Abstract The development of additive manufacturing equipment and the accessibility of metal powders have recently generated considerable interest in the additive production of smart materials, often known as 4D printing. Recent research centered on ternary alloy systems of NiTi. However, iron shape memory alloy (Fe-SMA), which has outstanding superelasticity and consistent superplastic behavior across a wider temperature range, can provide a valuable counterpart for NiTi SMA. However, the viability and impact of manufacturing processing factors on Fe-SMA alloy are not well understood.
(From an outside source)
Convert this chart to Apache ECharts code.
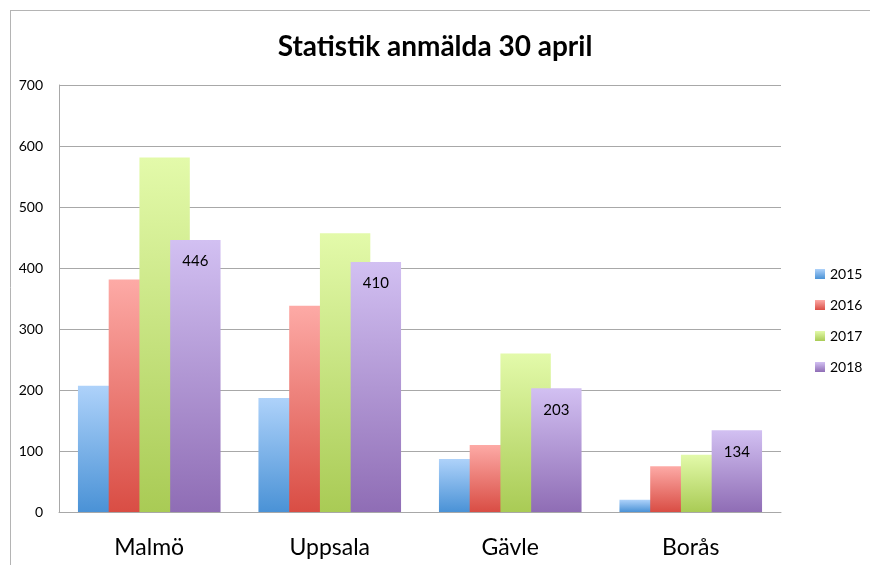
<!DOCTYPE html>
<html><head><meta charset="utf-8">
<script src="https://cdn.jsdelivr.net/npm/echarts@6/dist/echarts.min.js"></script>
<style>html,body{margin:0;padding:0;background:#fff}#c{width:870px;height:565px}</style>
</head><body><div id="c"></div>
<script>
const categories = ['Malmö', 'Uppsala', 'Gävle', 'Borås'];
const years = ['2015', '2016', '2017', '2018'];
const v2015 = [207, 187, 87, 20];
const v2016 = [381, 338, 110, 75];
const v2017 = [581, 457, 260, 94];
const v2018 = [446, 410, 203, 134];
const yTicks = [0, 100, 200, 300, 400, 500, 600, 700];

const values = [v2015, v2016, v2017, v2018];
const gradients = [
  ['#aed2fa', '#4a92d6'],
  ['#fdaaa6', '#d94d44'],
  ['#e3faaa', '#a9cb55'],
  ['#d2c0f2', '#8f6db5']
];
const font = 'Lato, "Open Sans", sans-serif';
const chart = echarts.init(document.getElementById('c'));
chart.setOption({
  animation: false,
  backgroundColor: '#fff',
  title: {
    text: 'Statistik anmälda 30 april', left: 'center', top: 28,
    textStyle: {fontFamily: font, fontWeight: 'bold', fontSize: 28, color: '#000'}
  },
  graphic: [
    {type: 'line', shape: {x1: 10, y1: 10.5, x2: 870, y2: 10.5}, style: {stroke: '#b4b4b4', lineWidth: 1}},
    {type: 'line', shape: {x1: 10.5, y1: 10, x2: 10.5, y2: 565}, style: {stroke: '#b4b4b4', lineWidth: 1}}
  ],
  legend: {
    orient: 'vertical', left: 810, top: 262, itemWidth: 10, itemHeight: 10, itemGap: 17,
    icon: 'rect',
    textStyle: {fontFamily: font, fontSize: 14, color: '#000'},
    data: years
  },
  grid: {left: 59, right: 89, top: 85, bottom: 53, containLabel: false},
  xAxis: {
    type: 'category', data: categories,
    axisLine: {lineStyle: {color: '#a8a8a8'}},
    axisTick: {show: false},
    axisLabel: {fontFamily: font, fontSize: 23, color: '#000', margin: 24}
  },
  yAxis: {
    type: 'value', min: yTicks[0], max: yTicks[yTicks.length - 1], interval: 100,
    axisLine: {show: true, lineStyle: {color: '#a8a8a8'}},
    axisTick: {show: false},
    axisLabel: {fontFamily: font, fontSize: 14, color: '#000', margin: 16},
    splitLine: {lineStyle: {color: '#a8a8a8'}}
  },
  series: years.map((y, i) => ({
    name: y, type: 'bar', data: values[i],
    barGap: '-39%', barCategoryGap: '21%',
    itemStyle: {
      color: new echarts.graphic.LinearGradient(0, 0, 0, 1, [
        {offset: 0, color: gradients[i][0]}, {offset: 1, color: gradients[i][1]}
      ])
    },
    label: i === 3 ? {show: true, position: 'insideTop', distance: 14, fontFamily: font, fontSize: 15, color: '#000'} : {show: false}
  }))
});
</script></body></html>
The current study examines the impact of laser powder bed fusion (LPBF) processing parameters on Fe-Mn-Al-Ni shape memory alloy characteristics such as crack formation, surface roughness, laser-track morphology, density, dimensional accuracy, hardness, and phase transformation. To effectively capture thermal behavior and gather in-situ fabrication data, in-situ monitoring of sample printing was carried out utilizing a unique sensing system made up of a long wave infrared camera throughout a temperature range of −20 °C to 1500 °C. To characterize the microstructure and phase change of the manufactured samples with respect to manufacturing processing parameters, surface roughness testing, gas pycnometer, Vickers hardness testing, and differential scanning calorimetry (DSC) were used. The research showed that volumetric energy densities (VEDs) between 62 and 93 J.mm−3 produce higher-quality materials with fewer defects, which improved the densification and properties of manufactured Fe-SMA (hardness, density, and porosity).